Brake, along with multiple members of Morgantown City Council, said they were caught off guard by the decision, which threatened to end ongoing negotiations between MUB, the city and BOPARC on a licensing agreement that would allow the utility to bury a 30-inch, gravity-fed water line through the park as part the infrastructure for the new George B. Flegal Reservoir, currently under construction along Cobun Creek.

“Honestly, I don’t know what the motivation is, but that’s not bargaining in good faith,” Brake said. “I reached out to [MUB General Manager] Tim Ball. It’s my hope to continue to work with them. We have a cooperative relationship, but that came out of the blue.”

The identification of an acceptable route through the park and subsequent negotiations of a licensing agreement have been a monthslong, public process that’s resulted in a number of concessions by MUB, including the planting of two trees for every one removed and the construction of a new walking trail and footbridge.

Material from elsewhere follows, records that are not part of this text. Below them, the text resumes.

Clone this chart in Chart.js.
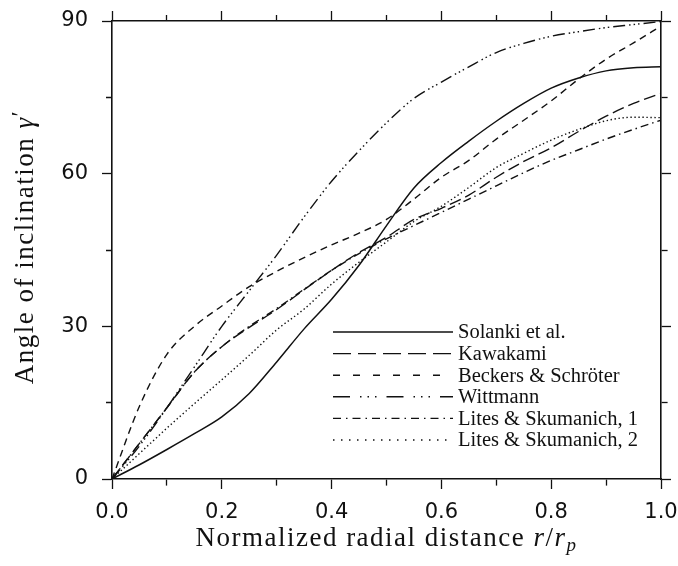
<!DOCTYPE html>
<html>
<head>
<meta charset="utf-8">
<script src="https://cdn.jsdelivr.net/npm/chart.js@4.4.1/dist/chart.umd.min.js"></script>
<style>
  html, body { margin: 0; padding: 0; background: #fff; }
</style>
</head>
<body>
<canvas id="myChart" width="678" height="566"></canvas>
<script>
// normalized radial distance r/rp
const radius = [0, 0.05, 0.1, 0.15, 0.2, 0.25, 0.3, 0.35, 0.4, 0.45, 0.5,
                0.55, 0.6, 0.65, 0.7, 0.75, 0.8, 0.85, 0.9, 0.95, 1.0];

// angle of inclination (deg) for each model
const solanki  = [0, 2.8, 5.8, 8.9, 12.2, 16.8, 23.0, 29.5, 35.3, 42.0, 49.8,
                  57.2, 62.2, 66.4, 70.3, 73.8, 76.8, 78.8, 80.2, 80.8, 81.0];
const kawakami = [0, 7.0, 14.0, 21.0, 26.0, 29.8, 33.3, 37.2, 41.0, 44.5, 47.5,
                  51.0, 53.2, 55.8, 59.3, 62.4, 65.1, 68.3, 71.3, 73.8, 75.8];
const beckers  = [0, 14.3, 24.5, 30.0, 34.0, 37.8, 40.8, 43.5, 46.0, 48.3, 51.0,
                  55.0, 59.3, 62.6, 66.8, 70.5, 74.3, 78.6, 82.5, 85.7, 89.0];
const wittmann = [0, 6.5, 14.0, 22.0, 30.0, 37.0, 44.0, 51.5, 58.5, 64.5, 70.0,
                  74.8, 78.0, 81.0, 83.8, 85.6, 87.0, 87.9, 88.7, 89.3, 89.9];
const lites1   = [0, 7.0, 14.0, 21.0, 26.0, 30.0, 33.5, 37.3, 41.0, 44.3, 47.2,
                  49.8, 52.4, 55.0, 57.6, 60.2, 62.6, 64.7, 66.8, 68.7, 70.5];
const lites2   = [0, 5.0, 10.0, 14.8, 19.5, 24.3, 29.3, 33.4, 38.3, 42.6, 46.6,
                  50.6, 53.6, 57.3, 61.2, 64.0, 66.6, 68.7, 70.4, 71.1, 71.0];

const seriesNames = ['Solanki et al.', 'Kawakami', 'Beckers & Schröter', 'Wittmann',
                     'Lites & Skumanich, 1', 'Lites & Skumanich, 2'];

const ink = '#111';

function points(ys) {
    return radius.map((r, i) => ({ x: r, y: ys[i] }));
}

// dash patterns: on the curve, and in the legend sample
function makeSet(i, ys, dash, legendDash, width) {
    return {
        label: seriesNames[i],
        data: points(ys),
        borderColor: ink,
        borderWidth: width,
        borderDash: dash,
        legendDash: legendDash,
        pointRadius: 0,
        fill: false,
        cubicInterpolationMode: 'monotone'
    };
}

const datasets = [
    makeSet(0, solanki,  [], [], 1.5),
    makeSet(1, kawakami, [12, 5], [18, 7], 1.4),
    makeSet(2, beckers,  [7, 5], [7, 13], 1.4),
    makeSet(3, wittmann, [12, 4, 1.5, 3, 1.5, 3, 1.5, 4], [17, 10, 1.5, 6, 1.5, 6, 1.5, 10], 1.4),
    makeSet(4, lites1,   [8, 4, 1.5, 4], [8, 5, 1.5, 5], 1.4),
    makeSet(5, lites2,   [1.4, 2.6], [1.5, 6.5], 1.4)
];

// plot frame
const frame = { left: 112, right: 661, top: 21, bottom: 479 };
const W = 678, H = 566;

const tickFont = { family: 'DejaVu Sans', size: 21 };
const serif = 'Liberation Serif';

function isMinorX(v) { return Math.round(v * 10) % 2 !== 0; }
function isMinorY(v) { return Math.round(v) % 30 !== 0; }

function gridFor(minorFn, outerFirst) {
    return {
        drawOnChartArea: false,
        drawTicks: true,
        tickLength: 10,
        tickWidth: 1.3,
        tickColor: ink,
        tickBorderDash: (c) => {
            if (!c.tick || !minorFn(c.tick.value)) return [];
            return outerFirst ? [0, 4, 6, 100] : [6, 100];
        }
    };
}
const border = { display: true, color: ink, width: 1.6 };

// draw a line of text made of runs with their own style
function drawRuns(ctx, runs, cx, baseY, size, spacing) {
    const fontOf = (r) => (r.italic ? 'italic ' : '') + Math.round(size * (r.scale || 1)) + 'px "' + serif + '"';
    ctx.letterSpacing = spacing + 'px';
    let total = 0;
    runs.forEach(r => { ctx.font = fontOf(r); total += ctx.measureText(r.text).width + (r.kern || 0); });
    let x = cx - total / 2;
    ctx.textAlign = 'left';
    ctx.textBaseline = 'alphabetic';
    runs.forEach(r => {
        ctx.font = fontOf(r);
        ctx.fillText(r.text, x, baseY + (r.dy || 0));
        x += ctx.measureText(r.text).width + (r.kern || 0);
    });
    ctx.letterSpacing = '0px';
}

const titlesPlugin = {
    id: 'axisTitles',
    afterDraw(chart) {
        const ctx = chart.ctx;
        const a = chart.chartArea;
        ctx.save();
        ctx.fillStyle = ink;
        drawRuns(ctx, [
            { text: 'Normalized radial distance ' },
            { text: 'r', italic: true },
            { text: '/' },
            { text: 'r', italic: true },
            { text: 'p', italic: true, scale: 0.72, dy: 5 }
        ], (a.left + a.right) / 2, 546, 27, 1.5);

        ctx.translate(33, (a.top + a.bottom) / 2 - 3);
        ctx.rotate(-Math.PI / 2);
        drawRuns(ctx, [
            { text: 'Angle of inclination ' },
            { text: 'γ', italic: true },
            { text: '′', scale: 0.9, dy: -6 }
        ], 0, 0, 27, 1.5);
        ctx.restore();
    }
};

const legendPlugin = {
    id: 'lineLegend',
    afterDraw(chart) {
        const ctx = chart.ctx;
        const x0 = 333, x1 = 453, textX = 458, y0 = 332, step = 21.6;
        ctx.save();
        chart.data.datasets.forEach((ds, i) => {
            const y = y0 + i * step;
            ctx.strokeStyle = ink;
            ctx.lineWidth = ds.borderWidth;
            ctx.setLineDash(ds.legendDash);
            ctx.beginPath();
            ctx.moveTo(x0, y);
            ctx.lineTo(x1, y);
            ctx.stroke();
            ctx.setLineDash([]);
            ctx.fillStyle = ink;
            ctx.font = '20.5px "' + serif + '"';
            ctx.textAlign = 'left';
            ctx.textBaseline = 'middle';
            ctx.fillText(ds.label, textX, y + 1);
        });
        ctx.restore();
    }
};

const config = {
    type: 'line',
    data: { datasets: datasets },
    options: {
        responsive: false,
        animation: false,
        events: [],
        layout: { padding: 0 },
        plugins: { legend: { display: false }, tooltip: { enabled: false } },
        scales: {
            x: {
                type: 'linear', position: 'bottom', min: 0, max: 1,
                grid: gridFor(isMinorX, false), border: border,
                ticks: {
                    stepSize: 0.1, autoSkip: false, maxRotation: 0, padding: 11,
                    color: ink, font: tickFont,
                    callback: (v) => isMinorX(v) ? '' : v.toFixed(1)
                },
                afterFit: (s) => { s.height = H - frame.bottom; s.paddingLeft = 0; s.paddingRight = 0; }
            },
            x2: {
                type: 'linear', position: 'top', min: 0, max: 1,
                grid: gridFor(isMinorX, true), border: border,
                ticks: { stepSize: 0.1, autoSkip: false, maxRotation: 0, font: tickFont, callback: () => '' },
                afterFit: (s) => { s.height = frame.top; s.paddingLeft = 0; s.paddingRight = 0; }
            },
            y: {
                type: 'linear', position: 'left', min: 0, max: 90,
                grid: gridFor(isMinorY, true), border: border,
                ticks: {
                    stepSize: 15, autoSkip: false, padding: 14,
                    color: ink, font: tickFont,
                    callback: (v) => isMinorY(v) ? '' : String(v)
                },
                afterFit: (s) => { s.width = frame.left; s.paddingTop = 0; s.paddingBottom = 0; }
            },
            y2: {
                type: 'linear', position: 'right', min: 0, max: 90,
                grid: gridFor(isMinorY, false), border: border,
                ticks: { stepSize: 15, autoSkip: false, font: tickFont, callback: () => '' },
                afterFit: (s) => { s.width = W - frame.right; s.paddingTop = 0; s.paddingBottom = 0; }
            }
        }
    },
    plugins: [titlesPlugin, legendPlugin]
};

const myChart = new Chart(document.getElementById('myChart'), config);
</script>
</body>
</html>
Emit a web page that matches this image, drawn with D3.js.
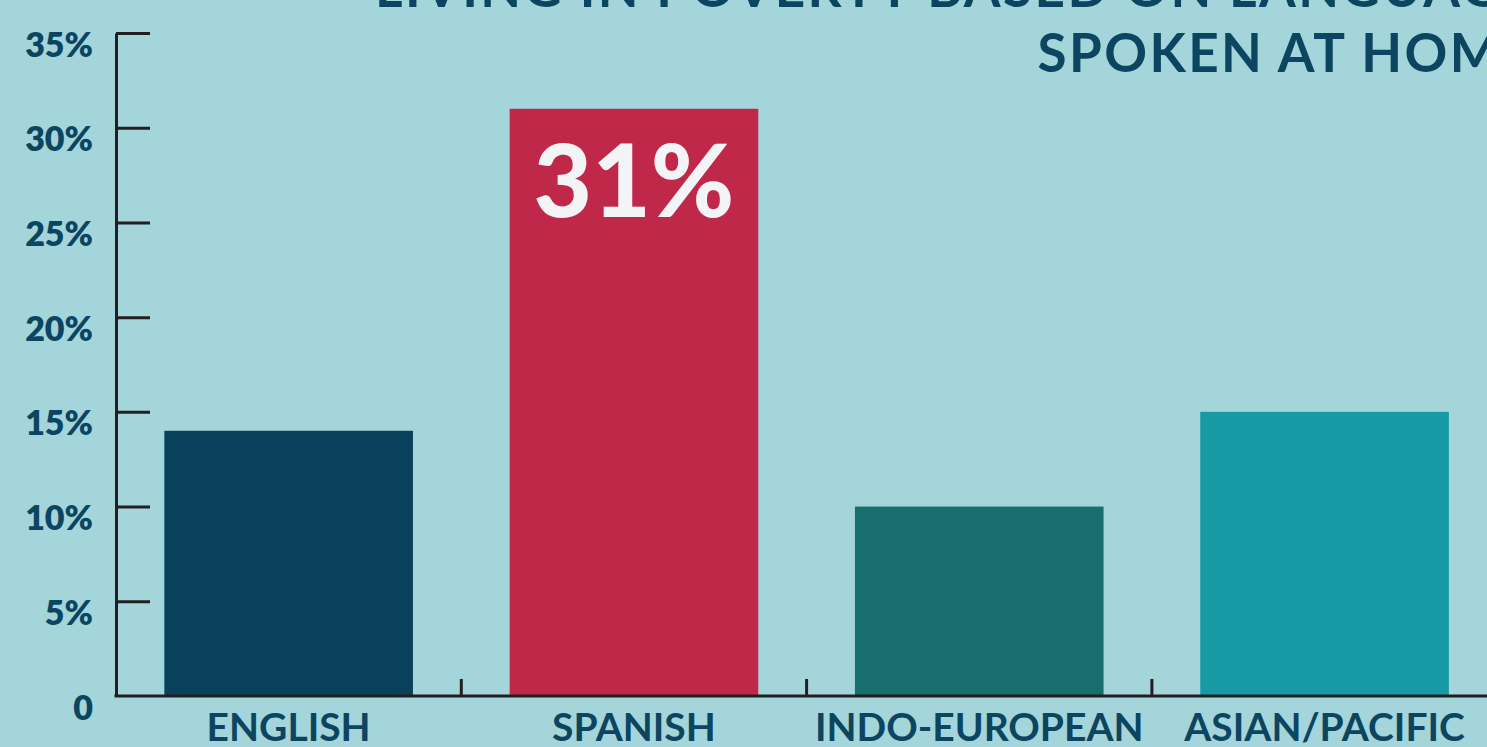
<!DOCTYPE html>
<html>
<head>
<meta charset="utf-8">
<script src="https://cdn.jsdelivr.net/npm/d3@7"></script>
<style>
	html, body { margin: 0; padding: 0; background: #a3d5db; overflow: hidden; }
	svg { display: block; font-family: Lato, "Open Sans", sans-serif; }
</style>
</head>
<body>
<svg id="chart" width="1487" height="747"></svg>
<script>
const TITLE_LINES = ["LIVING IN POVERTY BASED ON LANGUAGE", "SPOKEN AT HOME"];
const CATEGORIES = ["ENGLISH", "SPANISH", "INDO-EUROPEAN", "ASIAN/PACIFIC"];
const VALUES = [14, 31, 10, 15];
const BAR_COLORS = ["#0a415a", "#c0284a", "#176e6d", "#189aa4"];
const Y_TICKS = [0, 5, 10, 15, 20, 25, 30, 35];
const HIGHLIGHT = "SPANISH";

const TEXT_COLOR = "#0b4560";
const AXIS_COLOR = "#231f20";

const svg = d3.select("#chart");
const width = +svg.attr("width");
const height = +svg.attr("height");

const margin = { top: 33, left: 116, bottom: 51 };

const x = d3.scaleBand()
	.domain(CATEGORIES)
	.range([margin.left, margin.left + 4 * 345.3])
	.paddingInner(0.28)
	.paddingOuter(0.14);

const y = d3.scaleLinear()
	.domain([0, 35])
	.range([height - margin.bottom, margin.top]);

// title, right aligned and running off the top/right edge
svg.append("g")
	.selectAll("text")
	.data(TITLE_LINES)
	.join("text")
	.attr("x", 1535)
	.attr("y", (d, i) => 7 + i * 65)
	.attr("text-anchor", "end")
	.attr("fill", TEXT_COLOR)
	.attr("font-size", 53)
	.attr("font-weight", 700)
	.attr("letter-spacing", 2.4)
	.text(d => d);

// bars
svg.append("g")
	.selectAll("rect")
	.data(CATEGORIES)
	.join("rect")
	.attr("x", d => x(d))
	.attr("width", x.bandwidth())
	.attr("y", (d, i) => y(VALUES[i]))
	.attr("height", (d, i) => y(0) - y(VALUES[i]))
	.attr("fill", (d, i) => BAR_COLORS[i]);

// value label on highlighted bar
const hi = CATEGORIES.indexOf(HIGHLIGHT);
svg.append("text")
	.attr("x", x(HIGHLIGHT) + x.bandwidth() / 2)
	.attr("y", y(VALUES[hi]) + 108)
	.attr("text-anchor", "middle")
	.attr("fill", "#f3f4f6")
	.attr("font-size", 101)
	.attr("font-weight", 900)
	.text(VALUES[hi] + "%");

// y axis
const yAxis = svg.append("g")
	.attr("transform", `translate(${margin.left},0)`)
	.call(d3.axisLeft(y)
		.tickValues(Y_TICKS)
		.tickSizeInner(-34)
		.tickSizeOuter(0)
		.tickPadding(23)
		.tickFormat(d => d === 0 ? "0" : d + "%"));

yAxis.select(".domain").attr("stroke", AXIS_COLOR).attr("stroke-width", 3);
yAxis.selectAll(".tick line")
	.attr("stroke", AXIS_COLOR)
	.attr("stroke-width", 3)
	.filter(d => d === 0).remove();
yAxis.selectAll(".tick text")
	.attr("dy", 23)
	.attr("fill", TEXT_COLOR)
	.attr("font-size", 34)
	.attr("font-weight", 800)
	.attr("font-family", "Lato, sans-serif");

// x axis
const xAxis = svg.append("g")
	.attr("transform", `translate(0,${y(0)})`);

xAxis.append("line")
	.attr("x1", margin.left - 1.5)
	.attr("x2", width)
	.attr("stroke", AXIS_COLOR)
	.attr("stroke-width", 3);

xAxis.selectAll(".sep")
	.data(CATEGORIES.slice(1))
	.join("line")
	.attr("class", "sep")
	.attr("x1", d => x(d) - x.step() * x.paddingInner() / 2)
	.attr("x2", d => x(d) - x.step() * x.paddingInner() / 2)
	.attr("y1", 0)
	.attr("y2", -17)
	.attr("stroke", AXIS_COLOR)
	.attr("stroke-width", 3);

xAxis.selectAll(".cat")
	.data(CATEGORIES)
	.join("text")
	.attr("class", "cat")
	.attr("x", d => x(d) + x.bandwidth() / 2)
	.attr("y", 45)
	.attr("text-anchor", "middle")
	.attr("fill", TEXT_COLOR)
	.attr("font-size", 39)
	.attr("font-weight", 700)
	.text(d => d);
</script>
</body>
</html>
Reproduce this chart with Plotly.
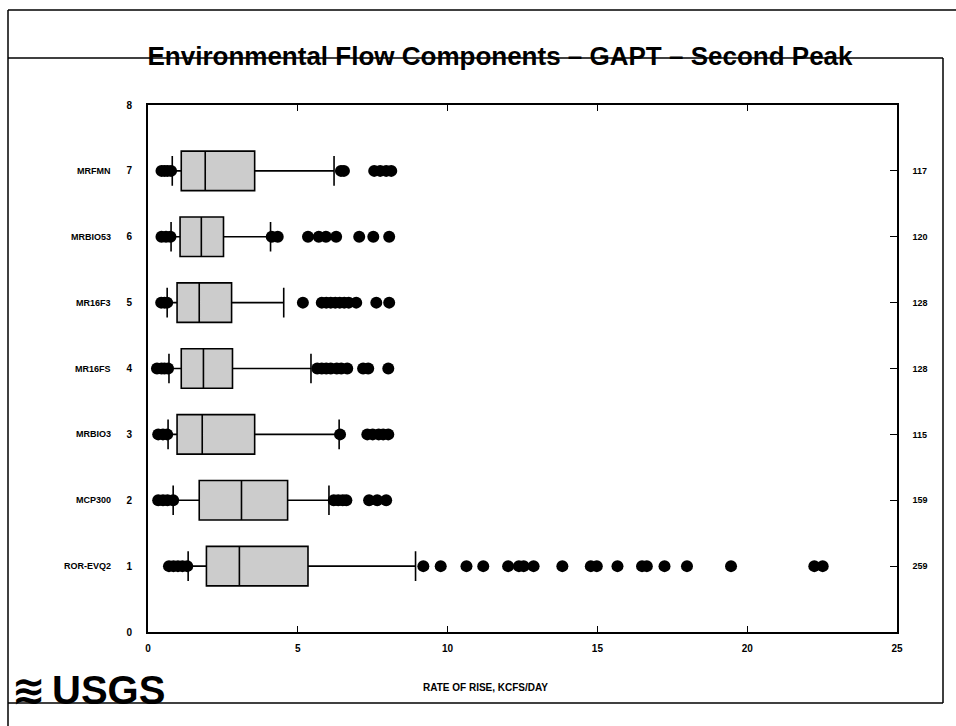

This came after the utility raised public ire when it was learned its original planned path through the park would impact hundreds of mature trees along the main trail. MUB admitted it jumped the gun in assuming it could access the park and immediately abandoned that original route.

On Monday, the MUB board voted to abandon its plan to run the pipe through the park altogether, citing a breakdown in negotiations centered around a trio of demands from the city and BOPARC it claimed were “beyond any reasonable reach,” including:

  • The city’s insistence on language allowing it to order the proposed $3 million pipeline be removed at any time, for any reason, at MUB’s expense.
  • BOPARC’s demand for payment of replacement value of trees estimated at more than $1 million in addition to MUB’s pledge to plant two trees for every one removed during pipeline construction.
  • BOPARC’s demand that MUB not just allow, but build at its expense, recreational features at the new Flegal Reservoir.

MUB said it would instead begin efforts to build a pumping station and bury the line beneath Mississippi Street — a much longer and more expensive route that would impact hundreds of residents in the First Ward — not to mention potentially come with customer rate increases to cover the $8.54 million price tag.

Brake said he’s confident the negotiations will continue, indicating the sides are probably 90% in agreement on the terms of the deal, and he feels cutting off negotiations is unfair to the citizens of Morgantown and MUB’s rate-payers across the county.

“We’re all working for the same people, and I told Tim that earlier today,” Brake said.

Asked if he believed there can be agreement on the three main issues raised by MUB, Brake said, “I think so.”

Ball indicated in an email to Brake the utility will not turn its back on negotiations, but confidence a deal can be reached is not high on MUB’s end.

“I think that our differences are great, and based on the little progress achieved so far despite similar earlier assurances, I don’t expect to reach an agreement; but I invited you to surprise me and prove me wrong,” Ball wrote, summing up an earlier phone conversation with Brake.

During his report at the end of Tuesday’s council meeting, Mayor Bill Kawecki said he’s hopeful MUB’s actions don’t represent a line in the sand.

“I sincerely hope that this is not a dead end for us. I sincerely hope we can go on, because I’d hate for this to be a line drawn in the sand to where it serves no good purpose,” Kawecki said.

Morgantown City Council discussed the issue in executive session during Tuesday’s meeting and authorized Brake to continue efforts to negotiate a settlement.